LEWISTON — The name of a charitable foundation will go on the scoreboard when the new and improved Franklin Pasture football field is built, hopefully in 2014.
The Timothy Mynahan Foundation is donating $25,000 to help improve the 110-acre sports complex at Lewiston High School, Franklin Pasture Fundraising Committee Chairman Paul Amnott announced Friday at a City Hall news conference.
The foundation is named for Timothy Mynahan, the 1988 Lewiston High valedictorian who died in a 1991 motor vehicle accident. The foundation was among dozens of sponsors announced Friday as project leaders said the campaign to build a state-of-the-art complex is off to a good start.
“I feel very optimistic,” said Jason Fuller, Lewiston High School athletic director and a Franklin Pasture trustee. “In the last couple of weeks it’s picked up steam. We’ve generated a lot of sponsorships. The project is starting to take off.”
The long-term goal is to invest $3.4 million to create exceptional athletic fields at the school. The complex would include a main field with artificial turf for football and soccer and a second artificial-turf field for football and lacrosse. The project would include improved softball, field hockey and baseball fields, more bleacher space, new concession buildings with inside restrooms instead of portables, high-tech lights, sound systems and scoreboards, and tennis courts with amenities such as wind screens.
Planners are working on $1.8 million worth of improvements for phase one, which will resurface tennis courts, install artificial turf on the main football/soccer field, and provide better seating and two improved concession buildings with restrooms.
Forty percent of the phase one money — $755,220 — has been secured, Amnott said. Of that amount, some $500,000 came from city taxpayers, the rest from corporate sponsors and individual donors.

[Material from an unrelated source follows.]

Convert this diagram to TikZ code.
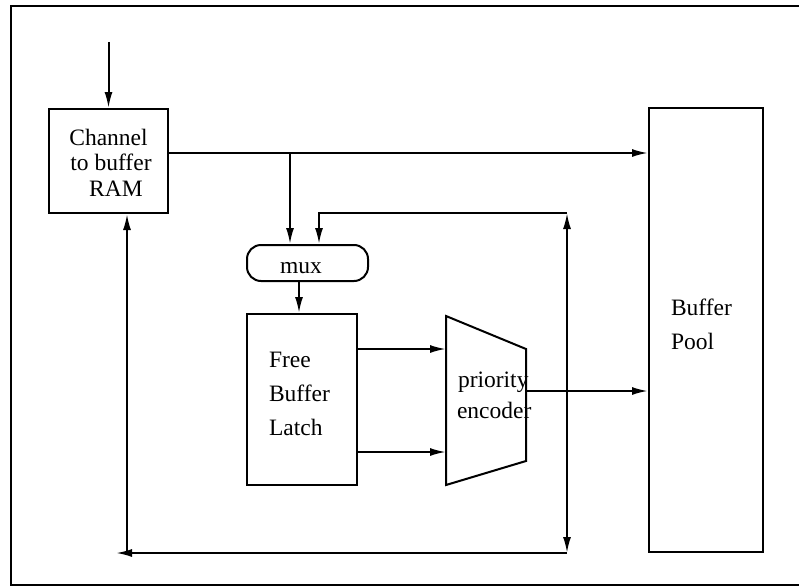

The tennis courts will be done this summer. Fuller hopes construction on the football field and concession buildings can begin in the spring of 2014, “if we get the $1.8 million.”

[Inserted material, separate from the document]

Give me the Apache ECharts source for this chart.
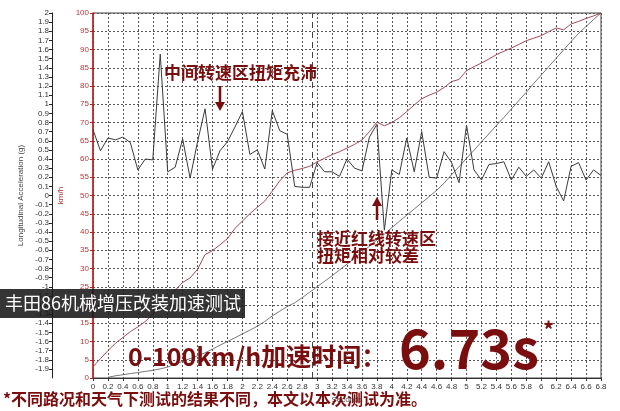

Corporate sponsors who have signed up, so far, include Harriman architects, Central Maine Endodontics, Martin’s Point Health Care, Great Lakes Fulfillment, Lewiston Municipal Federal Credit Union, Summit Geoengineering, Argo Marketing Group, Fontaine Family real estate, Allen Manufacturing, Gippers Sports Grill, Faire Bande a Part Housing Cooperative, Longhorn Steakhouse, Martindale Country Club and Federal Distributors.
Donating organzations represent booster clubs, sports groups, school and City Hall employees. Another 26 people or families have also given money to the project.
One way money is being raised is by selling entryway bricks bearing the names of individuals who donated $500.
“If Lewiston alumni bought one brick, that would go a long way,” Amnott said.
Fuller said people are excited about having a football/soccer field where games can be played 10 months of the year, where no one will be told they can’t play all summer because grass has to grow. People are excited about having a complex large enough to host state championships of all types, bringing people to town to fill motels and restaurants, he said.
A bigger, better complex isn’t just about athletics, Lewiston Recreation Director Maggie Chisholm said. All kinds of youth teams and seniors will be able to use the facility.
“This is about playing, about health and wellness, about education,” Chisholm said. She called the future Franklin Pasture complex “100 acres of wonder” and “future amazing activity for our community.”